Abolitionist societies in the South outnumbered those in the North by a four to one margin. But Southern ambition to end slavery contained two elements that Northern abolitionism lacked. Northern abolitionism called for immediate, uncompensated emancipation backed by terrorist threats. All this was motivated by an antagonism against the race of the slave and the economic/political power that slavery gave the South. Lacking was any real concern for the welfare of the slave or the Southern economy evidenced by the call for an immediate and uncompensated, unplanned emancipation. Northern sentiment was merely end slavery and by that end Southern power and the presence of the black man in America. The black man was to either “die out” having been cut off landless and penniless from the welfare of the master and unable to compete, or be driven out of the country by colonization that amounted to any godforsaken place but here. Abolition sentiments in the South, were it not for the onslaught of Northern “anti-slavery,” could have had time to cultivate a plan of and support for a gradual emancipation that would be to the benefit of the Southern society, economy and the welfare of the freed slaves. But the Northern onslaught of anti-slavery propaganda against masters, coupled with leaflets calling for slave revolts, destroyed any chance of Southern abolitionist success. Instead it caused the South to “dig in its heels,” (as Northern Senator Daniel Webster had noted) to avoid economic disaster, to avoid a harmful displacing of the slaves, and to counter Northern attempts to dictate its will to the South.
Southerners having grown up with black folk had no problem with the idea of living with them slave or free. The South had a larger free black population than did the North. Colonization sentiments were not near as strong in the South. Poems circulated decrying the plan of colonization based on familial bonds. Jeff Davis and his brother wrote a manual teaching the masters how to prep their slaves for eventual freedom. Lee had expressed how immediate unplanned emancipation would cause more harm than good.
This is the context in which we should read the last portion of Stephen’s “Cornerstone” passage:
“We hear much of the civilization and Christianization of the barbarous tribes of Africa. In my judgment, those ends will never be attained, but by first teaching them the lesson taught to Adam, that ‘in the sweat of his brow he should eat his bread,’ and teaching them to work, and feed, and clothe themselves…”
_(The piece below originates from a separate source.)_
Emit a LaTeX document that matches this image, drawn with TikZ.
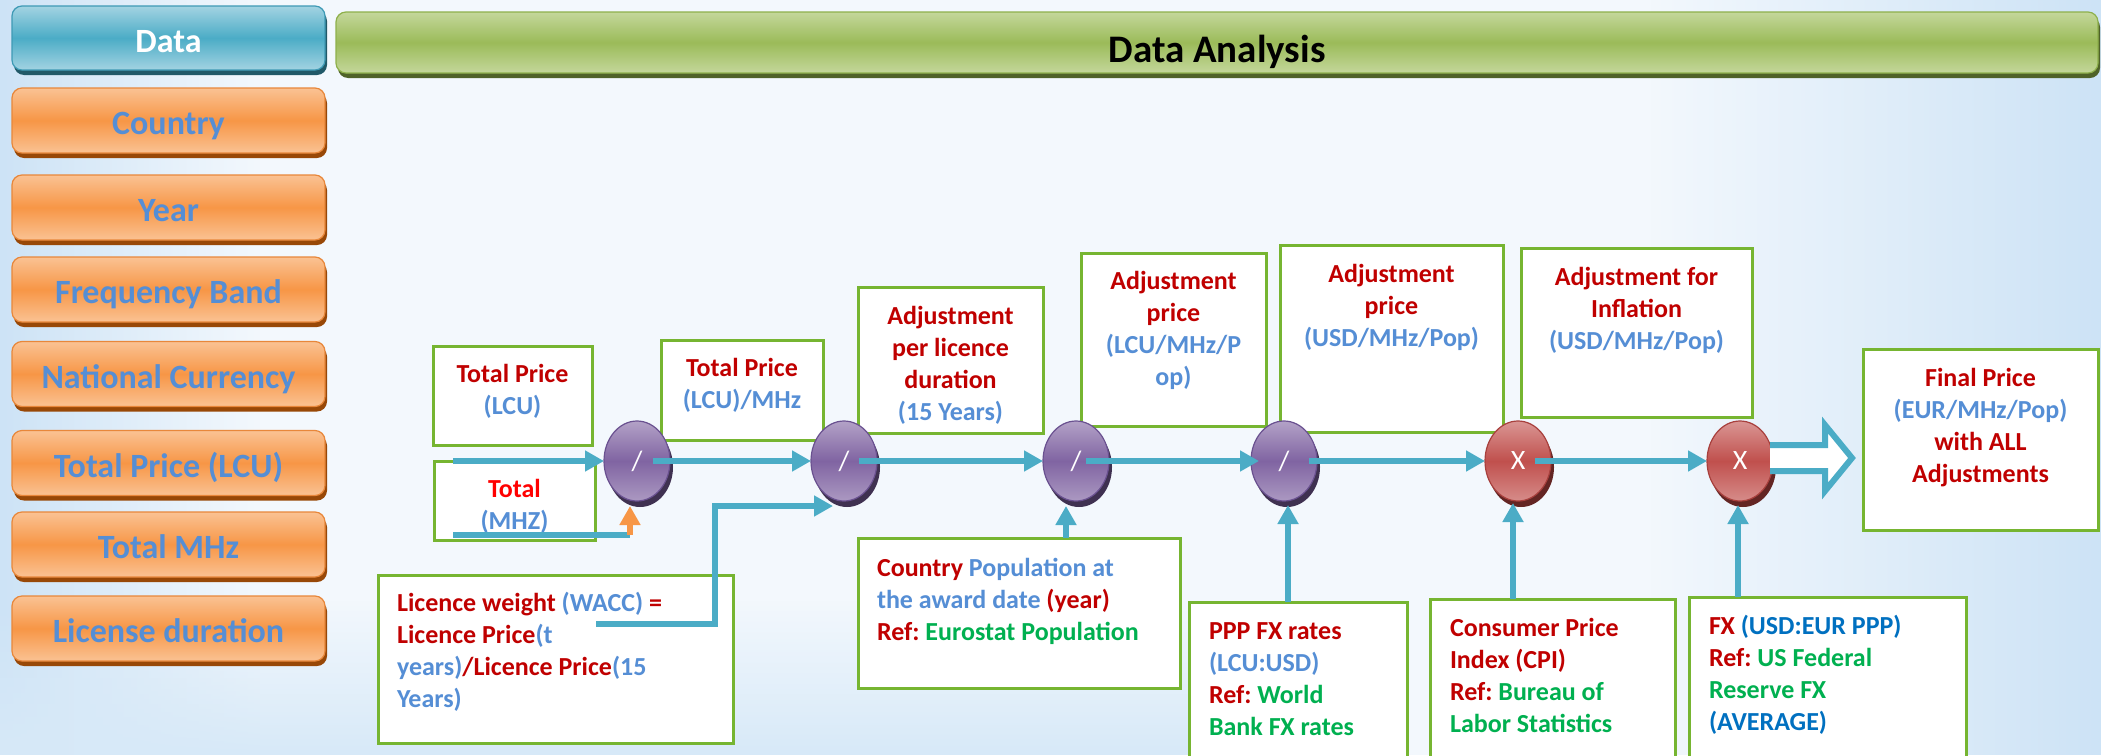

Stephens understands slavery will eventually end, “We hear much of the civilization and Christianization of the barbarous tribes of Africa” (White Americans often referred to blacks in America as “Africa.” Union General Butler wrote, “I shall call on Africa to intervene” in his want of reinforcements to defend his Department of the Gulf.) Stephens says its end must be preceded by a preparation for living in the civilized Christian society that was America,
“in the sweat of his brow he should eat his bread,’ and teaching them to work, and feed, and clothe themselves…”
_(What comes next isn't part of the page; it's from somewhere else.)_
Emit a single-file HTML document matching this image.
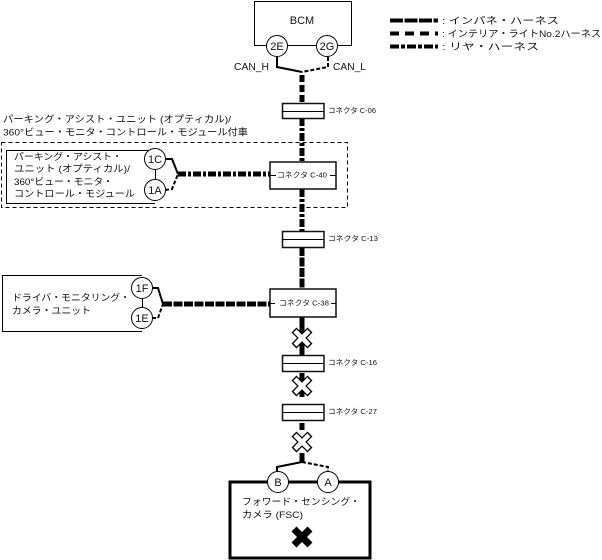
<!DOCTYPE html>
<html>
<head>
<meta charset="utf-8">
<style>
html,body{margin:0;padding:0;background:#fff;}
svg{display:block;}
text{font-family:"Liberation Sans","Noto Sans CJK JP",sans-serif;fill:#111;}
.t{font-size:9.5px;}
.c{font-size:7.5px;}
.n{font-size:11px;text-anchor:middle;}
.box{fill:#fff;stroke:#000;stroke-width:1;}
.b2{fill:#fff;stroke:#111;stroke-width:1.5;}
.thin{fill:none;stroke:#000;stroke-width:2;}
.dsh{fill:none;stroke:#000;stroke-width:2;stroke-dasharray:4 2;}
.ip{fill:none;stroke:#000;stroke-width:5;stroke-dasharray:9 1.5;}
.ih{fill:none;stroke:#000;stroke-width:5;stroke-dasharray:8 4;}
.rh{fill:none;stroke:#000;stroke-width:5;stroke-dasharray:8 2 3 2;}
.hl{fill:none;stroke:#000;stroke-width:1;}
</style>
</head>
<body>
<svg width="602" height="560" viewBox="0 0 602 560" xmlns="http://www.w3.org/2000/svg">
<rect width="602" height="560" fill="#fff"/>

<!-- legend -->
<path class="ip" d="M390 20.500H438" style="stroke-width:4;stroke-dasharray:13 1.5"/>
<path class="ih" d="M390 33.500H438" style="stroke-width:4;stroke-dasharray:9 6"/>
<path class="rh" d="M390 46.500H438" style="stroke-width:4;stroke-dasharray:9 2 4 2"/>
<text class="t" x="442" y="24" textLength="117" lengthAdjust="spacingAndGlyphs">: インパネ・ハーネス</text>
<text class="t" x="442" y="37" textLength="159" lengthAdjust="spacingAndGlyphs">: インテリア・ライトNo.2ハーネス</text>
<text class="t" x="442" y="50" textLength="97" lengthAdjust="spacingAndGlyphs">: リヤ・ハーネス</text>

<!-- top title -->
<text class="t" x="3" y="122.500" textLength="228" lengthAdjust="spacingAndGlyphs">パーキング・アシスト・ユニット (オプティカル)/</text>
<text class="t" x="3" y="135.500" textLength="245" lengthAdjust="spacingAndGlyphs">360°ビュー・モニタ・コントロール・モジュール付車</text>

<!-- dashed box -->
<rect x="1.500" y="142.500" width="346" height="65" fill="none" stroke="#000" stroke-width="1" stroke-dasharray="4 3"/>

<!-- main vertical -->
<path class="ih" d="M302 75V103" style="stroke-dasharray:7 3"/>
<path class="rh" d="M302 118V162"/>
<path class="rh" d="M302 189V231"/>
<path class="ip" d="M302 247V289"/>
<path d="M302 317V355M302 373V397M302 423V430M302 453V462" stroke="#000" stroke-width="5" fill="none"/>

<!-- BCM -->
<rect x="254.500" y="1.500" width="97" height="44" class="box"/>
<text class="n" x="302" y="24">BCM</text>
<path class="thin" d="M277 57V67L302 72"/>
<path class="dsh" d="M328 57V67L302 72"/>
<circle cx="277" cy="46" r="10.500" class="box"/>
<circle cx="327" cy="46" r="10.500" class="box"/>
<text class="n" x="277" y="50">2E</text>
<text class="n" x="327" y="50">2G</text>
<text x="234" y="70" font-size="10.500" textLength="35" lengthAdjust="spacingAndGlyphs">CAN_H</text>
<text x="333" y="70" font-size="10.500" textLength="33" lengthAdjust="spacingAndGlyphs">CAN_L</text>

<!-- connectors -->
<g>
<rect x="282.500" y="103.500" width="41.500" height="15" class="b2"/><path d="M282 111.500H324" class="hl"/>
<text class="c" x="328" y="113" textLength="48" lengthAdjust="spacingAndGlyphs">コネクタ C-06</text>

<rect x="282.500" y="231.500" width="41.500" height="16" class="b2"/><path d="M282 239.500H324" class="hl"/>
<text class="c" x="328" y="241" textLength="50" lengthAdjust="spacingAndGlyphs">コネクタ C-13</text>

<rect x="282.500" y="355.500" width="41.500" height="16" class="b2"/><path d="M282 363.500H324" class="hl"/>
<text class="c" x="328" y="365" textLength="49" lengthAdjust="spacingAndGlyphs">コネクタ C-16</text>

<rect x="282.500" y="404.500" width="41.500" height="16" class="b2"/><path d="M282 412.500H324" class="hl"/>
<text class="c" x="328" y="414" textLength="49" lengthAdjust="spacingAndGlyphs">コネクタ C-27</text>

<rect x="270" y="162" width="66" height="27" class="b2"/>
<path d="M270 175.500H276M330 175.500H336" class="hl"/>
<text class="c" x="277" y="177.500" textLength="50" lengthAdjust="spacingAndGlyphs">コネクタ C-40</text>

<rect x="270" y="289" width="66" height="28" class="b2"/>
<path d="M270 303.500H275M331 303.500H336" class="hl"/>
<text class="c" x="279" y="305.500" textLength="50" lengthAdjust="spacingAndGlyphs">コネクタ C-38</text>
</g>

<!-- parking unit -->
<path d="M155 150.500H6.500V203.500H155" fill="none" stroke="#000" stroke-width="1"/>
<path d="M155.500 159V190" class="hl"/>
<path class="thin" d="M165 159H172L178 174"/>
<path class="dsh" d="M165 190L172 189L178 174"/>
<path class="rh" d="M178 174H270"/>
<circle cx="155" cy="159" r="10.500" class="box"/>
<circle cx="155" cy="190" r="10.500" class="box"/>
<text class="n" x="155" y="163">1C</text>
<text class="n" x="155" y="194">1A</text>
<text class="t" x="14" y="160" textLength="108" lengthAdjust="spacingAndGlyphs">パーキング・アシスト・</text>
<text class="t" x="14" y="172" textLength="116" lengthAdjust="spacingAndGlyphs">ユニット (オプティカル)/</text>
<text class="t" x="14" y="185" textLength="99" lengthAdjust="spacingAndGlyphs">360°ビュー・モニタ・</text>
<text class="t" x="14" y="197" textLength="121" lengthAdjust="spacingAndGlyphs">コントロール・モジュール</text>

<!-- driver monitor -->
<path d="M142 275.500H2.500V331.500H142" fill="none" stroke="#000" stroke-width="1"/>
<path d="M142.500 288V318" class="hl"/>
<path class="thin" d="M152 288H158L163 304"/>
<path class="dsh" d="M152 318H158L163 304"/>
<path class="ip" d="M163 304H270"/>
<circle cx="142" cy="288" r="10.500" class="box"/>
<circle cx="142" cy="318" r="10.500" class="box"/>
<text class="n" x="142" y="292">1F</text>
<text class="n" x="142" y="322">1E</text>
<text class="t" x="12" y="301" textLength="118" lengthAdjust="spacingAndGlyphs">ドライバ・モニタリング・</text>
<text class="t" x="12" y="314" textLength="79" lengthAdjust="spacingAndGlyphs">カメラ・ユニット</text>

<!-- X marks -->
<g fill="none" stroke-linecap="butt">
<path d="M294 330L310 346M310 330L294 346" stroke="#000" stroke-width="7"/>
<path d="M295 331L309 345M309 331L295 345" stroke="#fff" stroke-width="4.500"/>
<path d="M294 378L310 394M310 378L294 394" stroke="#000" stroke-width="7"/>
<path d="M295 379L309 393M309 379L295 393" stroke="#fff" stroke-width="4.500"/>
<path d="M294 434L310 450M310 434L294 450" stroke="#000" stroke-width="7"/>
<path d="M295 435L309 449M309 435L295 449" stroke="#fff" stroke-width="4.500"/>
</g>

<!-- FSC -->
<rect x="230" y="482" width="140" height="76" fill="#fff" stroke="#000" stroke-width="3"/>
<path class="thin" d="M302 462L277 467V472"/>
<path class="dsh" d="M302 462L328 467V472"/>
<circle cx="278" cy="482" r="10.500" class="box"/>
<circle cx="328" cy="482" r="10.500" class="box"/>
<text class="n" x="278" y="486">B</text>
<text class="n" x="328" y="486">A</text>
<text class="t" x="242" y="505" textLength="118" lengthAdjust="spacingAndGlyphs">フォワード・センシング・</text>
<text class="t" x="242" y="518" textLength="61" lengthAdjust="spacingAndGlyphs">カメラ (FSC)</text>
<path d="M294 529L310 545M310 529L294 545" stroke="#000" stroke-width="7" fill="none"/>
</svg>
</body>
</html>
This is an example of the “positive good” doctrine that had long been developed in the South. Contrast this with Lincoln’s conviction that blacks could NEVER be assimilated into American society:
“… there is a physical difference between the white and black races which I believe will forever forbid the two races from living together on terms of social and political equality.”
Stephens defense of slavery must be understood within the context that the Southern people found imposed on them by the North. The North was against emancipated slaves migrating North or West. How was the South to accommodate a suddenly freed, uneducated, landless, and penniless population equal to almost one half of the total population of the South, all within the limited borders of the South alone? There were vast territories to the West where, as Jefferson had suggested, the freedmen could be dispersed and given land. But the Republican party (as did most Northern sentiments) wanted those lands preserved for the white race alone. And most in the North wanted no part of a compensated emancipation (even though that would have been the just approach to take, given the North’s foundational role in slavery), because they did not want the economic cost, nor the social cost of freed blacks migrating North.
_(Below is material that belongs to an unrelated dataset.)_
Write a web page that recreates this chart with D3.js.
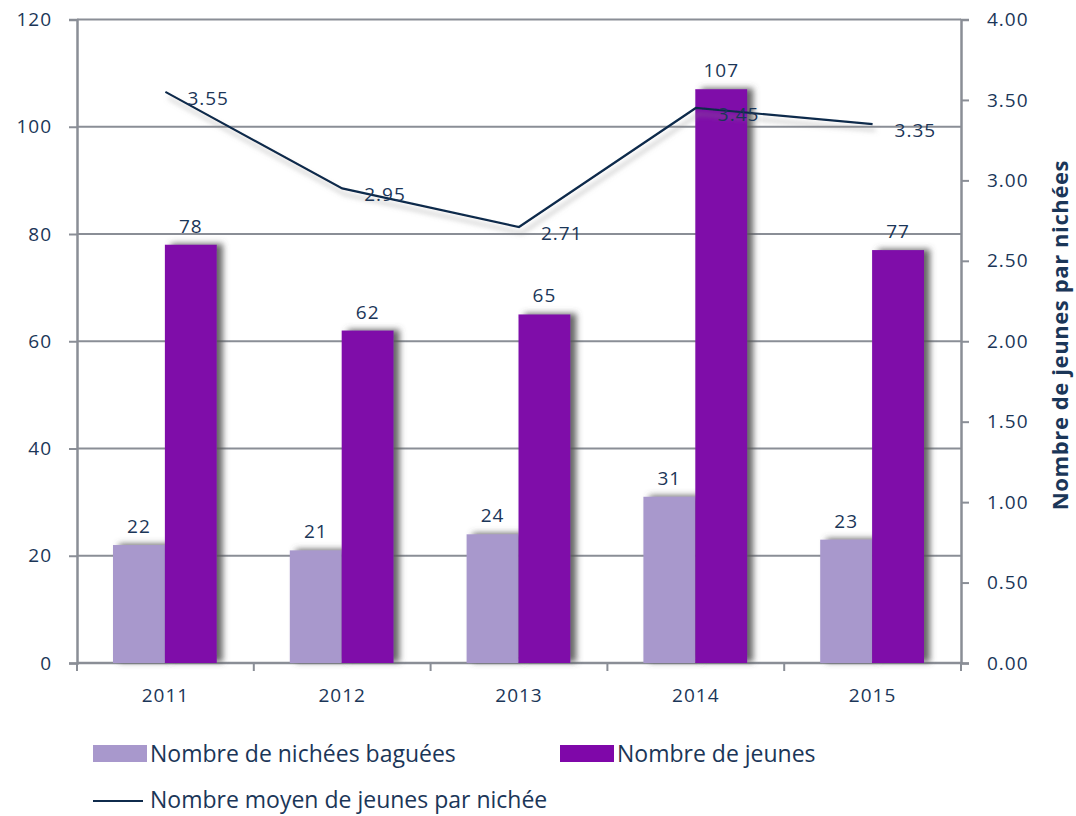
<!DOCTYPE html>
<html>
<head>
<meta charset="utf-8">
<script src="https://cdn.jsdelivr.net/npm/d3@7"></script>
<style>
  body { margin: 0; background: #fff; }
  text { font-family: "Open Sans", sans-serif; fill: #1b3658; }
</style>
</head>
<body>
<svg id="drawing_region"></svg>
<script>
const years = ["2011", "2012", "2013", "2014", "2015"];
const nichees = [22, 21, 24, 31, 23];
const jeunes = [78, 62, 65, 107, 77];
const moyenne = [3.55, 2.95, 2.71, 3.45, 3.35];
const leftTicks = [0, 20, 40, 60, 80, 100, 120];
const rightTicks = [0, 0.5, 1, 1.5, 2, 2.5, 3, 3.5, 4];

const width = 1076, height = 816;
const margin = {top: 19.5, left: 77, right: 115, bottom: 153};
const inner_width = width - margin.left - margin.right;
const inner_height = height - margin.top - margin.bottom;

const svg = d3.select('#drawing_region')
    .attr('width', width)
    .attr('height', height);

const defs = svg.append('defs');
const shadow = defs.append('filter').attr('id', 'shadow')
    .attr('x', '-20%').attr('y', '-20%').attr('width', '160%').attr('height', '160%');
shadow.append('feDropShadow')
    .attr('dx', 6).attr('dy', -1).attr('stdDeviation', 3)
    .attr('flood-color', '#555').attr('flood-opacity', 0.9);
const lshadow = defs.append('filter').attr('id', 'lshadow')
    .attr('x', '-20%').attr('y', '-50%').attr('width', '140%').attr('height', '200%');
lshadow.append('feDropShadow')
    .attr('dx', 3).attr('dy', 6).attr('stdDeviation', 2.5)
    .attr('flood-color', '#888').attr('flood-opacity', 0.55);

const chart = svg.append('g')
    .attr('transform', `translate(${margin.left}, ${margin.top})`);

const xscale = d3.scaleBand().domain(years).range([0, inner_width]);
const inner = d3.scaleBand().domain(['n', 'j']).range([36, xscale.bandwidth() - 37]);
const yleft = d3.scaleLinear().domain([0, 120]).range([inner_height, 0]);
const yright = d3.scaleLinear().domain([0, 4]).range([inner_height, 0]);

const gridColor = '#8a8e96';
const numFont = {size: '19px', spacing: '1px'};

// gridlines
chart.append('g').selectAll('line')
    .data(leftTicks.slice(1))
    .join('line')
    .attr('x1', 0).attr('x2', inner_width)
    .attr('y1', d => yleft(d)).attr('y2', d => yleft(d))
    .attr('stroke', gridColor).attr('stroke-width', 2);

// left axis
const yaxis_group = chart.append('g')
    .call(d3.axisLeft(yleft).tickValues(leftTicks).tickSize(8).tickPadding(17));
// right axis
const yaxis2_group = chart.append('g')
    .attr('transform', `translate(${inner_width},0)`)
    .call(d3.axisRight(yright).tickValues(rightTicks).tickSize(8).tickPadding(18)
        .tickFormat(d3.format('.2f')));
// bottom axis
const xaxis_group = chart.append('g')
    .attr('transform', `translate(0,${inner_height})`)
    .call(d3.axisBottom(xscale).tickSize(0).tickPadding(26));

xaxis_group.selectAll('.tick-b')
    .data(d3.range(years.length + 1))
    .join('line')
    .attr('x1', d => d * xscale.step()).attr('x2', d => d * xscale.step())
    .attr('y1', 0).attr('y2', 8)
    .attr('stroke', gridColor).attr('stroke-width', 2);

[yaxis_group, yaxis2_group, xaxis_group].forEach(g => {
    g.select('.domain').attr('stroke', gridColor).attr('stroke-width', 2.5);
    g.selectAll('.tick line').attr('stroke', gridColor).attr('stroke-width', 2);
    g.selectAll('.tick text').attr('font-size', numFont.size).attr('fill', '#1b3658')
        .attr('letter-spacing', numFont.spacing)
        .attr('font-family', '"Open Sans", sans-serif');
});
xaxis_group.select('.domain').attr('d', `M0,0H${inner_width}`);

// bars
chart.append('g').selectAll('rect')
    .data(nichees)
    .join('rect')
    .attr('x', (d, i) => xscale(years[i]) + inner('n'))
    .attr('y', d => yleft(d))
    .attr('width', inner.bandwidth())
    .attr('height', d => inner_height - yleft(d))
    .attr('fill', '#a898cc')
    .attr('filter', 'url(#shadow)');

chart.append('g').selectAll('rect')
    .data(jeunes)
    .join('rect')
    .attr('x', (d, i) => xscale(years[i]) + inner('j'))
    .attr('y', d => yleft(d))
    .attr('width', inner.bandwidth())
    .attr('height', d => inner_height - yleft(d))
    .attr('fill', '#7f07a9')
    .attr('filter', 'url(#shadow)');

// bar labels
chart.append('g').selectAll('text')
    .data(nichees)
    .join('text')
    .attr('x', (d, i) => xscale(years[i]) + inner('n') + inner.bandwidth() / 2)
    .attr('y', d => yleft(d) - 12)
    .attr('text-anchor', 'middle')
    .attr('font-size', numFont.size)
    .attr('letter-spacing', numFont.spacing)
    .text(d => d);

chart.append('g').selectAll('text')
    .data(jeunes)
    .join('text')
    .attr('x', (d, i) => xscale(years[i]) + inner('j') + inner.bandwidth() / 2)
    .attr('y', d => yleft(d) - 12)
    .attr('text-anchor', 'middle')
    .attr('font-size', numFont.size)
    .attr('letter-spacing', numFont.spacing)
    .text(d => d);

// line
const line = d3.line()
    .x((d, i) => xscale(years[i]) + xscale.bandwidth() / 2)
    .y(d => yright(d));

chart.append('path')
    .datum(moyenne)
    .attr('d', line)
    .attr('fill', 'none')
    .attr('stroke', '#0f2b4c')
    .attr('stroke-width', 2.2)
    .attr('filter', 'url(#lshadow)');

chart.append('g').selectAll('text')
    .data(moyenne)
    .join('text')
    .attr('x', (d, i) => xscale(years[i]) + xscale.bandwidth() / 2 + 22)
    .attr('y', d => yright(d) + 13)
    .attr('font-size', numFont.size)
    .attr('letter-spacing', numFont.spacing)
    .text(d => d3.format('.2f')(d));

// right axis title
svg.append('text')
    .attr('transform', `translate(1068, 335) rotate(-90)`)
    .attr('text-anchor', 'middle')
    .attr('font-size', '22px')
    .attr('font-weight', 'bold')
    .attr('letter-spacing', '0.6px')
    .text('Nombre de jeunes par nichées');

// legend
const legend = svg.append('g');
legend.append('rect').attr('x', 93).attr('y', 745).attr('width', 54).attr('height', 17).attr('fill', '#a898cc');
legend.append('text').attr('x', 150).attr('y', 762).attr('font-size', '23px').text('Nombre de nichées baguées');
legend.append('rect').attr('x', 560).attr('y', 745).attr('width', 54).attr('height', 17).attr('fill', '#7f07a9');
legend.append('text').attr('x', 617).attr('y', 762).attr('font-size', '23px').text('Nombre de jeunes');
legend.append('line').attr('x1', 93).attr('x2', 143).attr('y1', 801).attr('y2', 801)
    .attr('stroke', '#0f2b4c').attr('stroke-width', 2.2);
legend.append('text').attr('x', 150).attr('y', 808).attr('font-size', '23px').text('Nombre moyen de jeunes par nichée');
</script>
</body>
</html>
Those pushing for emancipation in the North wanted it to be immediate, unplanned, uncompensated, and the Southern economy and welfare of the blacks be damned. That is the context wherein slavery as a “positive good” can be understood. Otherwise Southerners saw it as much a violation of natural rights as the North. Stephens had long believed in liberty for all:
“I am no defender of slavery in the abstract —liberty always had charms for me, and I would prefer to see all the sons and daughters of Adam’s family in the full enjoyment of all the rights set forth in the Declaration of American Independence…” Texas Speech, 1845.
But slavery was not an abstraction. It was a problematic reality, and ending it on Northern terms meant either the Darwinian “dying out” or deportation of the black folk Southerners often considered as close as family. Prior to Lincoln’s unplanned emancipation (except to the extent it could be leveraged as a “war measure”), there was no major political party that proposed emancipation simply because no one wanted to bear the economic or social cost it would demand if done with the welfare of the black folk in mind. The South had no choice but to consider slavery as the best of a bad historical situation given the corner they were backed into by the North.
The North was perfectly content to abide slavery as long as it was kept bottled up in the South. This attitude leads directly to Stephens next most poignant statement. All the North had to do to cleanse itself of the repugnant stain of slavery was to let the South go its own way. Why was “Union” so important that the North would go to war to keep the slave States in the union? Stephens nails the reason, which again enlightens us as to why the South sought to secede – to free itself from being yoked to a section of the country that sought only to possess the Southern spoils:
“While it is a fixed principle with them (Republicans) never to allow the increase of a foot of slave territory, they seem to be equally determined not to part with an inch of the ‘accursed soil’… notwithstanding their professions of humanity, they are disinclined to give up the benefits they derive from slave labor. ..The spoils is what they are after though they come from the labor of the slave…Why cannot the whole question be settled simply by…giving their consent to the separation, and a recognition of our independence?”